(Rows from a dataset of charts and code)
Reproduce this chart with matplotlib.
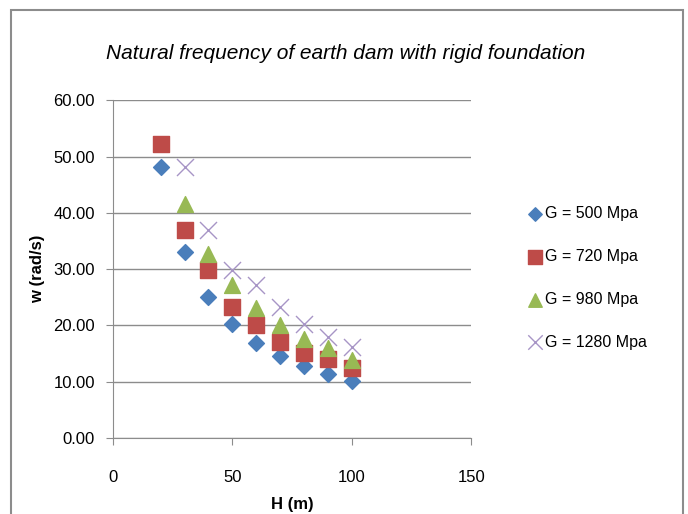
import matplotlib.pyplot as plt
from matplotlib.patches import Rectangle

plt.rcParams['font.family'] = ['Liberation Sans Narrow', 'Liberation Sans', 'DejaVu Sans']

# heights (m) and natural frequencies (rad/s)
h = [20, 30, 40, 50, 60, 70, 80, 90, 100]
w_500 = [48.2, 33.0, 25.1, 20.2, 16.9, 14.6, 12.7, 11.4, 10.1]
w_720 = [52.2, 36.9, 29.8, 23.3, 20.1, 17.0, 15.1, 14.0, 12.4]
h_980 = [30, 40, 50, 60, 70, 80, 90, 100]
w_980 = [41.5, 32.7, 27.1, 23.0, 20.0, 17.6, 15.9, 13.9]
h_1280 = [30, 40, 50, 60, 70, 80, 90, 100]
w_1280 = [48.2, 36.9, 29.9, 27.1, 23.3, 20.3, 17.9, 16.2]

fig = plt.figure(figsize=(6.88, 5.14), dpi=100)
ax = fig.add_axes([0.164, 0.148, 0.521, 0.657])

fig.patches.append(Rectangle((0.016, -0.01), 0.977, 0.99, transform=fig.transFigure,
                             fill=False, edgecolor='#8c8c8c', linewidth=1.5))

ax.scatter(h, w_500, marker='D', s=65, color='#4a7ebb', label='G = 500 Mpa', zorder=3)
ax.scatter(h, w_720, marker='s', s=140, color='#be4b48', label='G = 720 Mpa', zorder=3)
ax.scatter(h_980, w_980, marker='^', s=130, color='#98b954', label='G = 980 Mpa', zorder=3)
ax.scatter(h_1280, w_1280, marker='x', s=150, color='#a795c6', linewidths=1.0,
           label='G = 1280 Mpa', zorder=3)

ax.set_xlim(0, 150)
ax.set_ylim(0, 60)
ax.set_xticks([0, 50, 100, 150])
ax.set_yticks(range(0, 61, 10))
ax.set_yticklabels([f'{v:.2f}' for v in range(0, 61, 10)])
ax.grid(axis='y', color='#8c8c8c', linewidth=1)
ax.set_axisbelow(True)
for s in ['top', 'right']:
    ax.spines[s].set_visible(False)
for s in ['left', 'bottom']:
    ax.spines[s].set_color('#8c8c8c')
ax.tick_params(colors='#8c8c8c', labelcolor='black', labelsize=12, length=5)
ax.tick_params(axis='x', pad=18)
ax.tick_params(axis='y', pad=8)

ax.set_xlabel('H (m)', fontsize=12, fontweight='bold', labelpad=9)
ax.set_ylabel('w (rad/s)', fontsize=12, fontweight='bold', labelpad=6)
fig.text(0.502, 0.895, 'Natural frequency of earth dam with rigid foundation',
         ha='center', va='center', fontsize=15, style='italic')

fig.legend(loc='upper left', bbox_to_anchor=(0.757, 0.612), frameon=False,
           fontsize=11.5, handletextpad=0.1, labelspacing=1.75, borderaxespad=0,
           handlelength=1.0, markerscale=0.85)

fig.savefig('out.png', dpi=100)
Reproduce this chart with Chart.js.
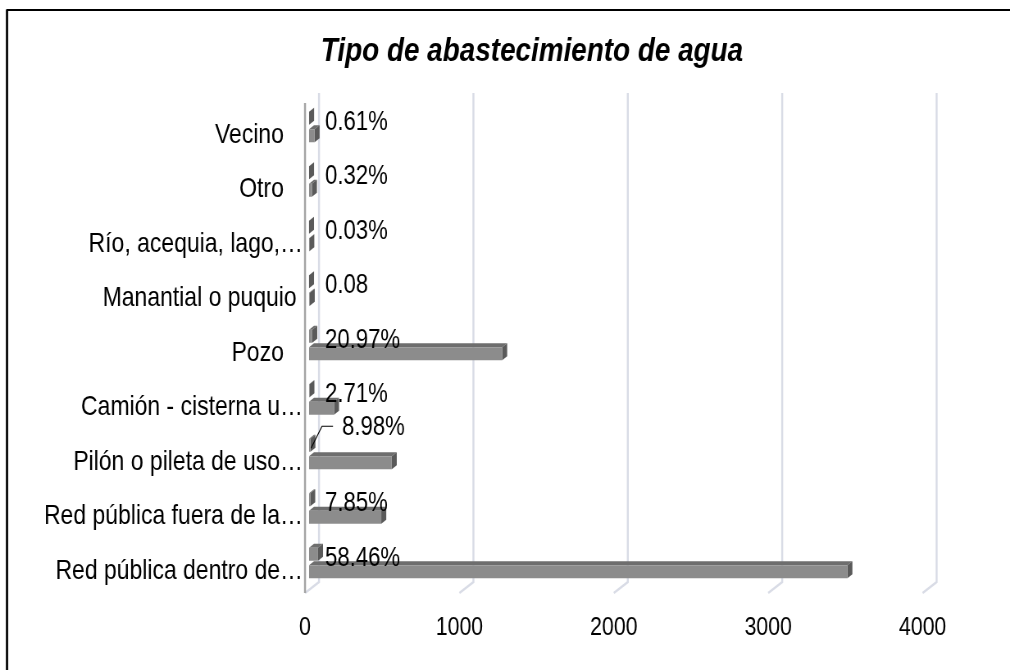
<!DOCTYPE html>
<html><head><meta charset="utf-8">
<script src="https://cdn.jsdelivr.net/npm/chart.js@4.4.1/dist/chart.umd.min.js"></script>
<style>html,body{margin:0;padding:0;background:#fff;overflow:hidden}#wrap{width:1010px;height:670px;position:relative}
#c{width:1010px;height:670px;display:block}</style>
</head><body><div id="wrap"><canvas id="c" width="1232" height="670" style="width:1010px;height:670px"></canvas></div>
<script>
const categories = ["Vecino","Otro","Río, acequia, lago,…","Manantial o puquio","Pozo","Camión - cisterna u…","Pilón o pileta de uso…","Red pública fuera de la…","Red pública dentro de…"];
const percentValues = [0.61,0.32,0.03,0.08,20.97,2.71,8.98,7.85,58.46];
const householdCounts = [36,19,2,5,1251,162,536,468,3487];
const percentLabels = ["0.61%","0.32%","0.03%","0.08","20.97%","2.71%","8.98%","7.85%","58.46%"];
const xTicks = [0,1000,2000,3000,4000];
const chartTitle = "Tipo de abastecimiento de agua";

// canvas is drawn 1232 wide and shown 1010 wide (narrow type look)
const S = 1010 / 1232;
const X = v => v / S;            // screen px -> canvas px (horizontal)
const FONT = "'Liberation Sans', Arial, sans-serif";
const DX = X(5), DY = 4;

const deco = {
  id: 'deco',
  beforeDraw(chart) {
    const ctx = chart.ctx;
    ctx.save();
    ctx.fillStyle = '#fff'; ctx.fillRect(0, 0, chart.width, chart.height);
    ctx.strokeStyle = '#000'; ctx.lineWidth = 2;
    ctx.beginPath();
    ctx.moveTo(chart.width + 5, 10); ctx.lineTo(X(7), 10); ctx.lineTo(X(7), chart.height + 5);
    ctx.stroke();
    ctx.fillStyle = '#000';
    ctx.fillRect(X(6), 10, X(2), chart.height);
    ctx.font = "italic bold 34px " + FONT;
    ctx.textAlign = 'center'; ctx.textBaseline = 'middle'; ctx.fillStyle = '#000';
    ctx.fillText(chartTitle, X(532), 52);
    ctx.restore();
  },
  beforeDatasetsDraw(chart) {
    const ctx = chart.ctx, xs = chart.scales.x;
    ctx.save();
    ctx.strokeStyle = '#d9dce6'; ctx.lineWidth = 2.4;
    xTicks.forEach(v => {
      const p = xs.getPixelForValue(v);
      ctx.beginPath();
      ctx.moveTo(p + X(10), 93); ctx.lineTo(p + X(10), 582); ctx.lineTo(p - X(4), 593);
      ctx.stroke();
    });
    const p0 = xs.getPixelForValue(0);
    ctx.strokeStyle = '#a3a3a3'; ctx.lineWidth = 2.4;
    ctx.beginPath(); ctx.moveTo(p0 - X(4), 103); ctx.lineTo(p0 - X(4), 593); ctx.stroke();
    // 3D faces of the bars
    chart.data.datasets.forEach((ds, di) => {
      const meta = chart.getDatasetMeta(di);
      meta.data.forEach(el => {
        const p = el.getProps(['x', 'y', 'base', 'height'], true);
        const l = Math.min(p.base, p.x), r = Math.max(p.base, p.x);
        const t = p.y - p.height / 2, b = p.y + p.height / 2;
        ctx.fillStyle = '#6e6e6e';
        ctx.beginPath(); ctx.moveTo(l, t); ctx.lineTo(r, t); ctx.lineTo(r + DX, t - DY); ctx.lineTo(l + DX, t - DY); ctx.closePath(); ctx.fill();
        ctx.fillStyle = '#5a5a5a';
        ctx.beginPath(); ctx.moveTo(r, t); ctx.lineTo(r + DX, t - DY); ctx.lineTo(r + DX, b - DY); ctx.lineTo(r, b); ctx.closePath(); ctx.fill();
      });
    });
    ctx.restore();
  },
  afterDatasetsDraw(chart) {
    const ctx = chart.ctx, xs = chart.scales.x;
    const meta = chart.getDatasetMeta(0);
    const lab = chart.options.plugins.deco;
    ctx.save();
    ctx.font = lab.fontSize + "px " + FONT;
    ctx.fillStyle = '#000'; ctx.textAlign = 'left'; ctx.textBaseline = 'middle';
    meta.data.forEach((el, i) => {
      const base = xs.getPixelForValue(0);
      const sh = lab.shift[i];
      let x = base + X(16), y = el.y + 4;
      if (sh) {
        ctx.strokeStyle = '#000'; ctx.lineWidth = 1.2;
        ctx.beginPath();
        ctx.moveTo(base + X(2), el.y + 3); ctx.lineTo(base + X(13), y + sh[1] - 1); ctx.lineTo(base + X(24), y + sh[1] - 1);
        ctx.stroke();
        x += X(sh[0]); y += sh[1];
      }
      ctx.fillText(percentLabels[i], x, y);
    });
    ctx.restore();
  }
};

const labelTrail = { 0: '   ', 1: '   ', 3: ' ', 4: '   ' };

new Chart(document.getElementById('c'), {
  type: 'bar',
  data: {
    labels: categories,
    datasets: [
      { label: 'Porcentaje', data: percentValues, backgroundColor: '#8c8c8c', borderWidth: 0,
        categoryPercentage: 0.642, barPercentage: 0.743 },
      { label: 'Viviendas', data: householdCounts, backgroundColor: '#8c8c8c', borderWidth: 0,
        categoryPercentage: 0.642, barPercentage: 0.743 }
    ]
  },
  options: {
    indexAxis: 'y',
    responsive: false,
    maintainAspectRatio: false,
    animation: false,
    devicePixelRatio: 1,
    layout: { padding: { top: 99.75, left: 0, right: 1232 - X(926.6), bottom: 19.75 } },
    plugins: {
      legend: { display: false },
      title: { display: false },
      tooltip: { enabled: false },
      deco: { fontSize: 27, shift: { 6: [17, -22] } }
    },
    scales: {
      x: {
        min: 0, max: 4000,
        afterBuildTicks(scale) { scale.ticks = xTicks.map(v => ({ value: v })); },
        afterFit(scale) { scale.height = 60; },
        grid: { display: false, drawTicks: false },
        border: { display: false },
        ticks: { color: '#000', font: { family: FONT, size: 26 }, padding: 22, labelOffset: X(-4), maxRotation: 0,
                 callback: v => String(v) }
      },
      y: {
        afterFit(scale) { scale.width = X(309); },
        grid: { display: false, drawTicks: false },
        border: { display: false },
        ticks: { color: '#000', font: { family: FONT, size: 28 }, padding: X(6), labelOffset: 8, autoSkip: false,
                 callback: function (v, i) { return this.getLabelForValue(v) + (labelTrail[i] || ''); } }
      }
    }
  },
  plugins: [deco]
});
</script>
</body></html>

◆ **Exercise details**
Repeat the records above exactly, from the first line through the line containing "ax = fig.add_axes([0.164, 0.148, 0.521, 0.657])", and leave out the pictures.

◆ **Written response**
Reproduce this chart with matplotlib.
import matplotlib.pyplot as plt
from matplotlib.patches import Rectangle

plt.rcParams['font.family'] = ['Liberation Sans Narrow', 'Liberation Sans', 'DejaVu Sans']

# heights (m) and natural frequencies (rad/s)
h = [20, 30, 40, 50, 60, 70, 80, 90, 100]
w_500 = [48.2, 33.0, 25.1, 20.2, 16.9, 14.6, 12.7, 11.4, 10.1]
w_720 = [52.2, 36.9, 29.8, 23.3, 20.1, 17.0, 15.1, 14.0, 12.4]
h_980 = [30, 40, 50, 60, 70, 80, 90, 100]
w_980 = [41.5, 32.7, 27.1, 23.0, 20.0, 17.6, 15.9, 13.9]
h_1280 = [30, 40, 50, 60, 70, 80, 90, 100]
w_1280 = [48.2, 36.9, 29.9, 27.1, 23.3, 20.3, 17.9, 16.2]

fig = plt.figure(figsize=(6.88, 5.14), dpi=100)
ax = fig.add_axes([0.164, 0.148, 0.521, 0.657])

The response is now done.